Although Rev. Wright does not mention these added examples, the U.S. also bombed dams in North Korea during the Korean War to flood the fields and starve the population; and President Richard Nixon, during the Vietnam War, carpet-bombed North Vietnam (unlike the graduated bombing campaign of President Lyndon Johnson) and scolded Henry Kissinger that Kissinger was excessively worried about civilian casualties. In the Philippine insurrection after the U.S. “liberated” the islands during the Spanish-American War of 1898, the U.S. military burned villages and crops, committed many atrocities against civilians, and tortured them.
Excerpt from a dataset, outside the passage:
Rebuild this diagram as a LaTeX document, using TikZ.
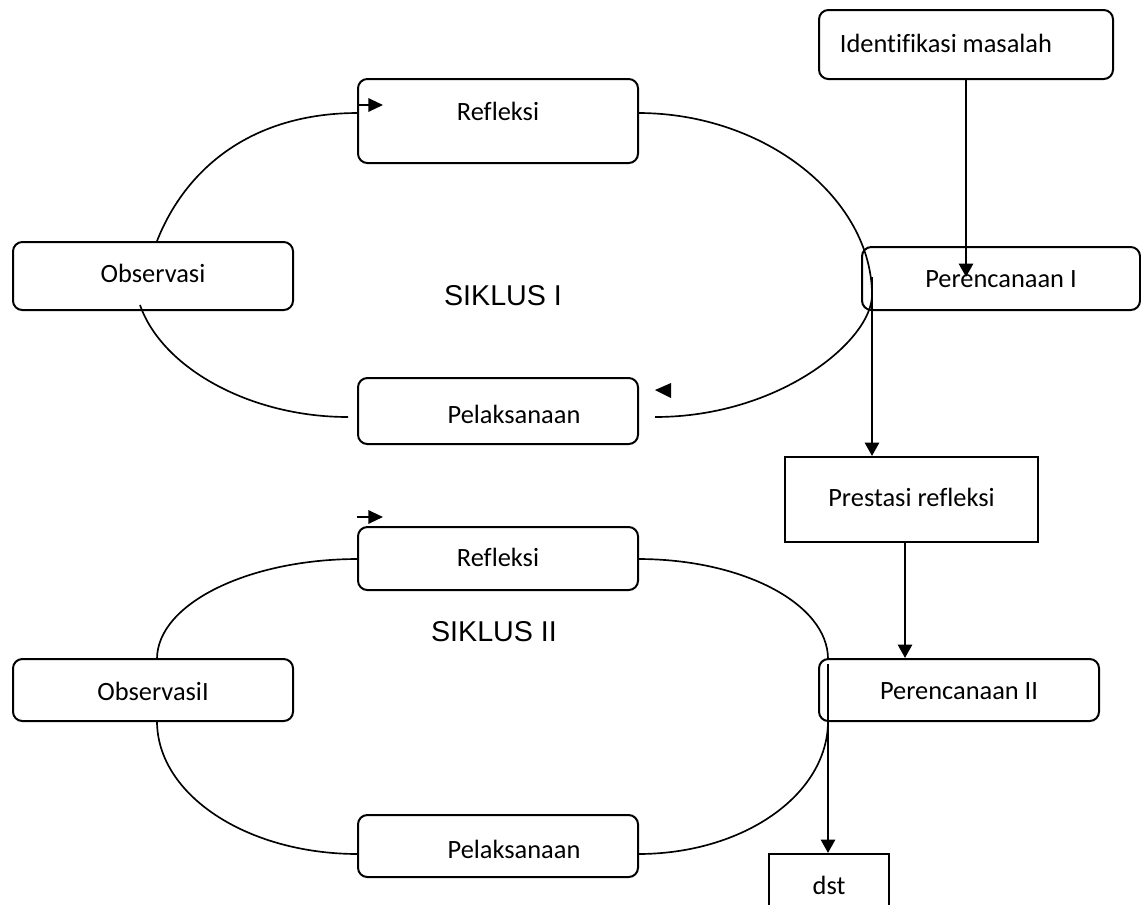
\documentclass[tikz,border=0pt]{standalone}
\usepackage{fontspec}
\setmainfont{Carlito}[Ligatures=NoCommon]
\newfontfamily\arialf{Liberation Sans}
\usetikzlibrary{arrows.meta}
\begin{document}
\begin{tikzpicture}[x=0.75pt,y=-0.75pt,
  box/.style={draw, line width=1.5pt, rounded corners=7pt, inner sep=0pt,
    font=\fontsize{19.8}{23}\selectfont, minimum width=210pt},
  sbox/.style={draw, line width=1.5pt, inner sep=0pt,
    font=\fontsize{19.8}{23}\selectfont},
  tv/.style={text height=#1, text depth=0pt},
  cyc/.style={line width=1.25pt},
  arr/.style={line width=2pt, -{Triangle[width=10.5pt,length=10pt]}},
  sarr/.style={line width=1.6pt, -{Triangle[width=10pt,length=11pt]}},
  siklus/.style={font=\arialf\fontsize{21.5}{25}\selectfont, inner sep=0pt}]
\useasboundingbox (0,0) rectangle (1141,904);
\clip (0,0) rectangle (1141,904);

% boxes
\node[box, minimum width=220.5pt, minimum height=51.75pt, tv=11.25pt] (idm) at (966,44.5) {Identifikasi masalah\hspace*{30pt}};
\node[box, minimum height=63pt, text height=12pt, text depth=13.5pt] (r1) at (498,121) {Refleksi};
\node[box, minimum width=208.5pt, minimum height=47.25pt, tv=12.75pt] (p1) at (1001,278.5) {Perencanaan I};
\node[box, minimum height=51pt, tv=9pt] (o1) at (153,276) {Observasi};
\node[box, minimum height=49.5pt, tv=18pt] (l1) at (498,411) {\hspace*{24pt}Pelaksanaan};
\node[sbox, minimum width=189.75pt, minimum height=63.75pt, tv=9.75pt] (pr) at (911.5,499.5) {Prestasi refleksi};
\node[box, minimum height=47.25pt, tv=11.25pt] (r2) at (498,558.5) {Refleksi};
\node[box, minimum height=46.5pt, tv=15pt] (o2) at (153,690) {ObservasiI};
\node[box, minimum height=46.5pt, tv=13.5pt] (p2) at (959,690) {Perencanaan II};
\node[box, minimum height=46.5pt, tv=18pt] (l2) at (498,846) {\hspace*{24pt}Pelaksanaan};
\node[sbox, minimum width=90pt, minimum height=60pt, text height=6pt, text depth=6pt] (dst) at (829,894) {dst};

% cycle labels
\node[siklus] (s1) at (503,296) {SIKLUS I};
\node[siklus] (s2) at (494,632) {SIKLUS II};

% cycle I
\draw[cyc] (358,113) .. controls (250,113) and (185,170) .. (157,241);
\draw[cyc] (140,305) .. controls (162,368) and (250,417) .. (348,417);
\draw[cyc] (638,113) .. controls (767,113) and (872,200) .. (872,295)
  .. controls (872,340) and (780,417) .. (655,417);
\fill (655,390) -- (671,383) -- (671,398) -- cycle;

% cycle II
\draw[cyc] (358,559) .. controls (248,559) and (157,604) .. (157,659);
\draw[cyc] (157,721) .. controls (157,795) and (247,854) .. (358,854);
\draw[cyc] (638,559) .. controls (743,559) and (828,604) .. (828,659);
\draw[cyc] (828,721) .. controls (828,795) and (743,854) .. (638,854);

% coordinates
\coordinate (t1) at (966,277);
\coordinate (c1) at (872,277);
\coordinate (x1) at (905,0);
\coordinate (c2) at (828,664);
\coordinate (e1) at (383,105);
\coordinate (e2) at (383,517);

% connectors
\draw[arr] (idm.south) -- (t1);
\draw[arr] (c1) -- (c1 |- pr.north);
\draw[arr] (pr.south -| x1) -- (x1 |- p2.north);
\draw[arr] (c2) -- (c2 |- dst.north);
\draw[sarr] (e1 -| r1.west) -- (e1);
\draw[sarr] (e2 -| r2.west) -- (e2);
\end{tikzpicture}
\end{document}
But what about Wright’s implication that U.S. foreign policy causes blowback terrorism against the United States? Again, the facts are on his side. Poll after poll in the Arab/Islamic world indicates that U.S. political and economic freedoms, technology, and even culture are popular in these countries, but U.S. interventionist foreign policy toward the Middle East is not. Bin Laden has repeatedly said that he attacks the United States because of its occupation of Muslim lands and its support for corrupt Middle Eastern governments. Finally, empirical studies have linked U.S. foreign occupation and military interventions with blowback terrorism against the U.S. targets.

The upshot of Rev. Wright’s remarks is that if the United States militarily intervened less overseas, the chickens would not be roosting as much in the U.S. henhouse. It is too bad that Rev. Wright’s largely correct analysis of U.S. foreign policy is being thrown out with his other wacky and bigoted ravings.